Short-term teaching jobs at a language school are the most likely to provide a set hourly rate, which will vary depending on the country.
Next Steps to Teaching Abroad
The Next Steps
You’re packed and ready to go. Now all that’s left is doing your job. Here are a couple of hints for making lesson plans, which will guide you and your students for the entirety of your stay. While it’s best to have a daily lesson plan, doing them a week in advance helps you stay flexible and adjust to the pace of the class.
- Know your age range Think about what their learning level is. What and how you teach should be vastly different for beginners English in elementary school and advanced English in a college setting.
- Set goals. Decide what you can accomplish in one lesson. How long is the class? What is the one main idea you would like to pass on for the day? In addition, how long are you planning to stay? Can you accomplish your goals during your short term teaching term?
- Create activities. Think of a warm-up, main lesson, and a wrap-up. Include what you will assign as homework, so you can tell if they soaked up all the information.
- Prepare materials. Make a list of everything you’ll need for the activities,
whether it’s games, slides, computer programs, or chalk. Get creative to keep
your class involved!
Short-term Teaching Programs
Frequently Asked Questions
When is the best time to apply for a short-term job teaching English?
The best time to apply to a short-term teaching job is a month or two before your desired start date. This will give you time to complete your application, get your visa situated, and your transportation to and from your program location. For example, you should apply in the late spring if you'd like to work at a summer language camp or in the fall if you want to teach over the winter break.
What qualifications do you need for a short-term teaching job?
While you usually need a bachelor's degree and a teaching certificate (like a TEFL) to be a full-time English teacher abroad, many short-term teaching jobs have fewer requirements. Most importantly you need to be a native English speaker. Some programs may also require proof of university or college attendance.

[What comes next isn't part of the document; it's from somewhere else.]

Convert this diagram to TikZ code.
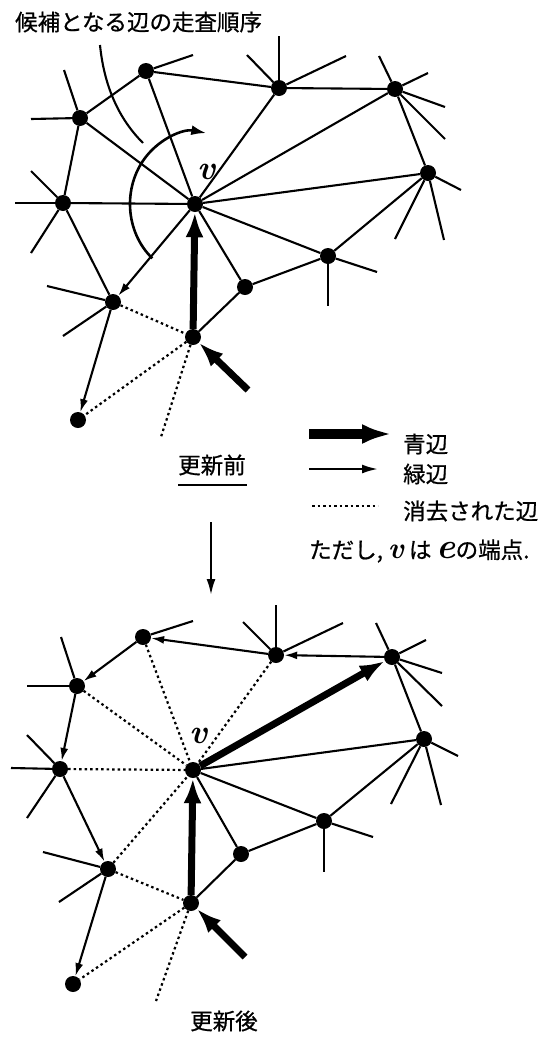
\documentclass[tikz,border=0pt]{standalone}
\usepackage{fontspec}
\newfontfamily\jp[FakeBold=0.8]{Noto Sans CJK JP}
\usetikzlibrary{arrows.meta}
\newcommand\stub[3]{\coordinate (#1) at (#2); \draw[edge] (#3) -- (#1);}
\begin{document}
\begin{tikzpicture}[x=1pt,y=-1pt,
  vtx/.style={circle,fill=black,inner sep=0pt,minimum size=16pt},
  edge/.style={line width=2.1pt},
  deleted/.style={line width=2.2pt,dash pattern=on 2.5pt off 3pt},
  greenedge/.style={line width=2.1pt,-{Latex[length=13pt,width=8pt]}},
  blueedge/.style={line width=7pt,-{Latex[length=25pt,width=18pt]}},
  lbl/.style={font=\jp\fontsize{22.5}{22.5}\selectfont,inner sep=0pt},
  vlbl/.style={font=\fontsize{34}{34}\selectfont\bfseries\itshape,inner sep=0pt}
]
\useasboundingbox (0,0) rectangle (555,1039);

% ---------- title ----------
\node[lbl,anchor=west] (title) at (15,22) {候補となる辺の走査順序};

% ---------- top graph (before) ----------
\node[vtx] (A) at (146,71) {};
\node[vtx] (B) at (80,118) {};
\node[vtx] (C) at (63,203) {};
\node[vtx] (V) at (195,204) {};
\node[vtx] (D) at (279,88) {};
\node[vtx] (E) at (395,89) {};
\node[vtx] (F) at (428,173) {};
\node[vtx] (G) at (328,256) {};
\node[vtx] (H) at (245,287) {};
\node[vtx] (I) at (113,302) {};
\node[vtx] (S) at (193,337) {};
\node[vtx] (J) at (78,420) {};
\node[vlbl] (vtop) at (207,172) {v};

\draw[edge] (A) -- (B) (A) -- (D) (A) -- (V) (B) -- (C) (B) -- (V)
  (C) -- (V) (C) -- (I) (D) -- (E) (D) -- (V) (E) -- (V) (E) -- (F)
  (F) -- (V) (F) -- (G) (G) -- (V) (G) -- (H) (H) -- (V) (H) -- (S);
\draw[deleted] (I) -- (S) (S) -- (J);
\coordinate (sd) at (161,437); \draw[deleted] (S) -- (sd);
\draw[greenedge] (V) -- (I);
\draw[greenedge] (I) -- (J);
\draw[blueedge] (S) -- (V);
\coordinate (sin) at (248,390); \draw[blueedge] (sin) -- (S);

\stub{a1}{193,55}{A}
\stub{b1}{31,119}{B} \stub{b2}{64,70}{B}
\stub{c1}{15,203}{C} \stub{c2}{31,171}{C} \stub{c3}{31,253}{C}
\stub{d1}{279,36}{D} \stub{d2}{247,55}{D} \stub{d3}{346,56}{D}
\stub{e1}{379,56}{E} \stub{e2}{428,73}{E} \stub{e3}{445,107}{E} \stub{e4}{445,139}{E}
\stub{f1}{461,190}{F} \stub{f2}{395,239}{F} \stub{f3}{444,240}{F}
\stub{g1}{377,272}{G} \stub{g2}{328,306}{G}
\stub{i1}{47,286}{I} \stub{i2}{63,336}{I}

\coordinate (cv1) at (100,45); \coordinate (cv2) at (143,143);
\draw[edge] (cv1) .. controls (104,85) and (118,118) .. (cv2);

\draw[line width=2.6pt,-{Latex[length=15pt,width=10pt]}]
  ([shift={(131:65 and 72)}]V.center) arc[start angle=131,end angle=280,x radius=65,y radius=72];

% ---------- legend ----------
\coordinate (lb1) at (309,434); \coordinate (lb2) at (392,434);
\draw[line width=10pt,-{Latex[length=30pt,width=20pt]}] (lb1) -- (lb2);
\node[lbl,anchor=west] (t1) at (403,444) {青辺};
\coordinate (lg1) at (309,469); \coordinate (lg2) at (378,469);
\draw[line width=2.2pt,-{Latex[length=16pt,width=9pt]}] (lg1) -- (lg2);
\node[lbl,anchor=west] (t2) at (403,474) {緑辺};
\coordinate (ld1) at (312,506); \coordinate (ld2) at (378,506);
\draw[deleted] (ld1) -- (ld2);
\node[lbl,anchor=west] (t3) at (403,511) {消去された辺};
\node[lbl,anchor=west] (t4) at (309,551) {ただし, {\fontsize{30}{30}\selectfont\rmfamily\bfseries\itshape v} は {\fontsize{36}{36}\selectfont\rmfamily\bfseries\itshape e}の端点.};

% ---------- before label and arrow ----------
\node[lbl] (before) at (212,465) {更新前};
\coordinate (u1) at (178,485); \coordinate (u2) at (247,485);
\draw[line width=2.8pt] (u1) -- (u2);
\coordinate (da1) at (211,522); \coordinate (da2) at (211,595);
\draw[line width=2.2pt,-{Latex[length=16pt,width=9pt]}] (da1) -- (da2);

% ---------- bottom graph (after) ----------
\node[vtx] (A2) at (143,637) {};
\node[vtx] (B2) at (77,686) {};
\node[vtx] (C2) at (60,769) {};
\node[vtx] (V2) at (193,770) {};
\node[vtx] (D2) at (276,655) {};
\node[vtx] (E2) at (392,657) {};
\node[vtx] (F2) at (424,739) {};
\node[vtx] (G2) at (324,821) {};
\node[vtx] (H2) at (241,854) {};
\node[vtx] (I2) at (108,869) {};
\node[vtx] (S2) at (191,903) {};
\node[vtx] (J2) at (73,984) {};
\node[vlbl] (vbot) at (199,736) {v};

\draw[edge] (V2) -- (F2) (V2) -- (G2) (V2) -- (H2) (E2) -- (F2)
  (F2) -- (G2) (G2) -- (H2) (H2) -- (S2);
\draw[deleted] (A2) -- (V2) (B2) -- (V2) (C2) -- (V2) (D2) -- (V2)
  (I2) -- (V2) (I2) -- (S2) (S2) -- (J2);
\coordinate (sd2) at (156,1001); \draw[deleted] (S2) -- (sd2);
\draw[greenedge] (E2) -- (D2);
\draw[greenedge] (D2) -- (A2);
\draw[greenedge] (A2) -- (B2);
\draw[greenedge] (B2) -- (C2);
\draw[greenedge] (C2) -- (I2);
\draw[greenedge] (I2) -- (J2);
\draw[blueedge] (V2) -- (E2);
\draw[blueedge] (S2) -- (V2);
\coordinate (sin2) at (245,957); \draw[blueedge] (sin2) -- (S2);

\stub{a21}{193,621}{A2}
\stub{b21}{27,686}{B2} \stub{b22}{61,637}{B2}
\stub{c21}{11,768}{C2} \stub{c22}{27,735}{C2} \stub{c23}{27,818}{C2}
\stub{d21}{276,605}{D2} \stub{d22}{243,622}{D2} \stub{d23}{343,623}{D2}
\stub{e21}{376,623}{E2} \stub{e22}{426,640}{E2} \stub{e23}{442,673}{E2} \stub{e24}{442,706}{E2}
\stub{f21}{458,756}{F2} \stub{f22}{391,804}{F2} \stub{f23}{441,805}{F2}
\stub{g21}{373,837}{G2} \stub{g22}{324,872}{G2}
\stub{i21}{43,852}{I2} \stub{i22}{59,902}{I2}

\node[lbl] (after) at (224,1021) {更新後};
\end{tikzpicture}
\end{document}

How can I get a summer job abroad?
If you're looking for a meaningful and fun job to fill your summer, consider teaching English abroad. As one of the most popular summer opportunities, English language camps are a great way to meet new people, get teaching experience, and travel to a new location.
How long are short-term teach abroad programs?
You can find almost any kind of time-frame you're looking for, ranging from one week to 10 days to a few months. Programs that are considered short-term are usually those that last less than six months.